Having new activities around big-data topics from this month, I'll publish here also my findings on this topic.
So the "Around the Web" edition should be still be published on every last wednesday of the month and the "Around the Data" series should be published every wednesday in the middle of the month.
- In a long interview splitted in two parts, "Where big data is headed and why spark is so big" and "Why NoSQL mattered and SQL still matters", the co-creator of AMPLab (the lab behind Spark at least and other big data tools) review what happend on the last decades with the NoSQL movement, how it enforced traditionnal database to evolve, how it enforced to change all the paradigms around data management and now all the big data evolution. And that SQL still matters A long read but with insights and good points.
- In the same kind of thoughts, there are some "big data" features in Postgres. Postgres has been used as datamart for a while (but not only) and can be used in some analytics / big data context. So you may start with Postgres first before going further (depend on your context)
- With "Entretise din't have big data, they have bad data" and "You may not need big data after all", First, it insits on the issue of bad data management both in quantity and accuracy. Then, providing the right data is nice but it's about to provide the right data to the right person to take a decision is better (cf 7-Eleven Japan use case). It's also about clearly defining busines rules but also about more human being skills like coaching around data usage and culture shift / change management to adopt a culture of evidence-based decision making.
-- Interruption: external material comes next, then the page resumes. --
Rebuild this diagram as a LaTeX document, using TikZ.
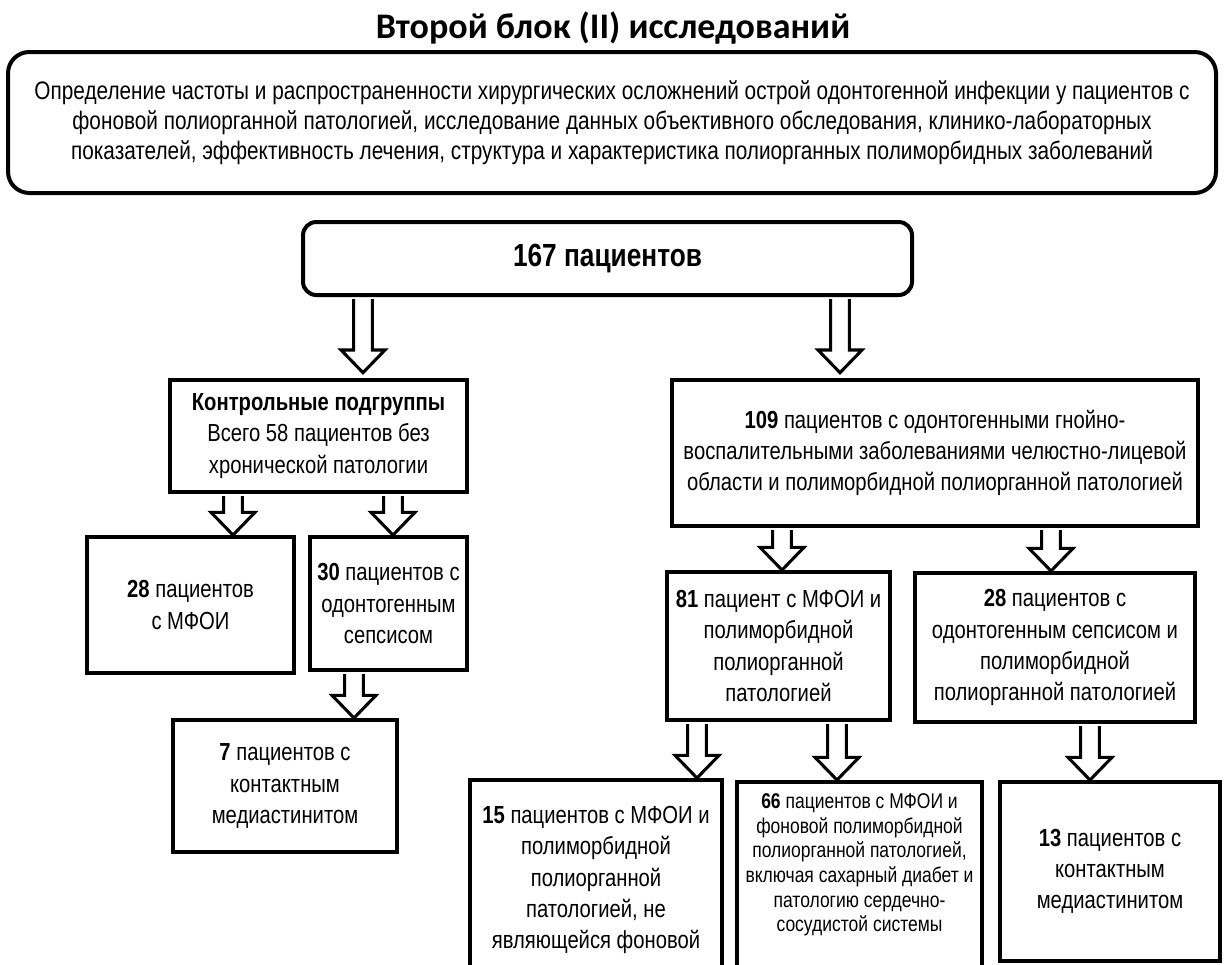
\documentclass[tikz,border=0pt]{standalone}
\usepackage{fontspec}
\setmainfont{Liberation Sans}[FakeStretch=0.82]
\newfontfamily\titlefont{Carlito}
\usetikzlibrary{calc}
\newcommand\barrow[4][0pt]{%
  \draw[blockarrow] let \p0=(#4,0), \p1=(#2.south), \p2=(#3.north) in
    (\x0-7pt,\y1-1.5pt) -- (\x0-7pt,\y2+#1+17pt) -- (\x0-16.5pt,\y2+#1+17pt)
    -- (\x0,\y2+#1) -- (\x0+16.5pt,\y2+#1+17pt) -- (\x0+7pt,\y2+#1+17pt)
    -- (\x0+7pt,\y1-1.5pt);}
\begin{document}
\begin{tikzpicture}[x=0.75pt,y=-0.75pt,
  wh/.style 2 args={minimum width=#1*0.75pt, minimum height=#2*0.75pt},
  box/.style={draw=black, line width=3pt, fill=white, align=center, inner sep=0pt,
    font=\fontsize{18.5}{23.3}\selectfont},
  rbox/.style={box, rounded corners=10pt},
  plain/.style={align=center, inner sep=0pt},
  blockarrow/.style={draw=black, line width=2.3pt, fill=white, line join=miter}]
\useasboundingbox (0,0) rectangle (1224,964);
\clip (0,0) rectangle (1224,964);
\node[plain, anchor=base, font=\titlefont\bfseries\fontsize{27}{31}\selectfont] (title) at (613,38) {Второй блок (II) исследований};
\node[rbox, rounded corners=16pt, wh={1208}{141}, font=\fontsize{19}{22.5}\selectfont] (top) at (612,122.5)
 {Определение частоты и распространенности хирургических осложнений острой одонтогенной инфекции у пациентов с\\
  фоновой полиорганной патологией, исследование данных объективного обследования, клинико-лабораторных\\
  показателей, эффективность лечения, структура и характеристика полиорганных полиморбидных заболеваний};
\node[rbox, wh={609}{73}, font=\bfseries\fontsize{24}{28}\selectfont] (b167) at (607.5,258.5) {167 пациентов};
\node[box, wh={297}{112}] (kontrol) at (318.5,436)
 {\textbf{Контрольные подгруппы}\\Всего 58 пациентов без\\хронической патологии};
\node[box, wh={526}{146}] (b109) at (935,453)
 {\textbf{109} пациентов с одонтогенными гнойно-\\воспалительными заболеваниями челюстно-лицевой\\области и полиморбидной полиорганной патологией};
\node[box, wh={207}{136}] (b28) at (190.5,605) {\textbf{28} пациентов\\с МФОИ};
\node[box, wh={157}{133}] (b30) at (388.5,603.5) {\textbf{30} пациентов с\\одонтогенным\\сепсисом};
\node[box, wh={224}{132}] (b7) at (285,786) {\textbf{7} пациентов с\\контактным\\медиастинитом};
\node[box, wh={223}{148}] (b81) at (778.5,646) {\textbf{81} пациент с МФОИ и\\полиморбидной\\полиорганной\\патологией};
\node[box, wh={280}{149}] (b28s) at (1055,647.5) {\textbf{28} пациентов с\\одонтогенным сепсисом и\\полиморбидной\\полиорганной патологией};
\node[box, wh={252}{200}] (b15) at (596,880) {\textbf{15} пациентов с МФОИ и\\полиморбидной\\полиорганной\\патологией, не\\являющейся фоновой};
\node[box, wh={245}{198}] (b66) at (859.5,881) {};
\node[plain, font=\fontsize{16}{18.5}\selectfont] (t66) at (859.5,865) {\textbf{66} пациентов с МФОИ и\\фоновой полиморбидной\\полиорганной патологией,\\включая сахарный диабет и\\патологию сердечно-\\сосудистой системы};
\node[box, wh={220}{179}] (b13) at (1110,871.5) {\textbf{13} пациентов с\\контактным\\медиастинитом};
\barrow[4pt]{b167}{kontrol}{363}
\barrow[4pt]{b167}{b109}{840}
\barrow{kontrol}{b28}{233}
\barrow{kontrol}{b30}{393}
\barrow{b30}{b7}{354}
\barrow{b109}{b81}{782}
\barrow{b109}{b28s}{1051}
\barrow{b81}{b15}{697}
\barrow{b81}{b66}{837}
\barrow{b28s}{b13}{1090}
\end{tikzpicture}
\end{document}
- Beyond batch : Streaming 101 : introduction to streaming principles, concepts and methods.
- Iin the same way NoSQL movment tends to answer to points that traditionnal database could not face to some extend, there is the same movment regarding ETL (Extract Transform and Load) tools. Instead of ETL, they promote CTP (Consume, Transform, Produce) concept.
- Current "pitfalls" of ETL are identified as data duplication, possible data loss, costs, complexity and slowliness. Idea is also to remove this intermediary step of the ETL which makes the bridge between two systems.
- New challenge would be to rely first on strong API to avoid the extract phase and data loss/duplication, then new processing tools to allow close to real-time processing and which will produce outcomes, without requiring this intermediary step represented by the ETL. I requires you swith from a batch logic (processed at a given time) to a flow mechanism.
- Idea behind NoETL is interesting to review the way you manage and process your data. But it has strong requirements / pre-requisites. It requires your applications, systems and infrastructures being well structured and adapted to such needs.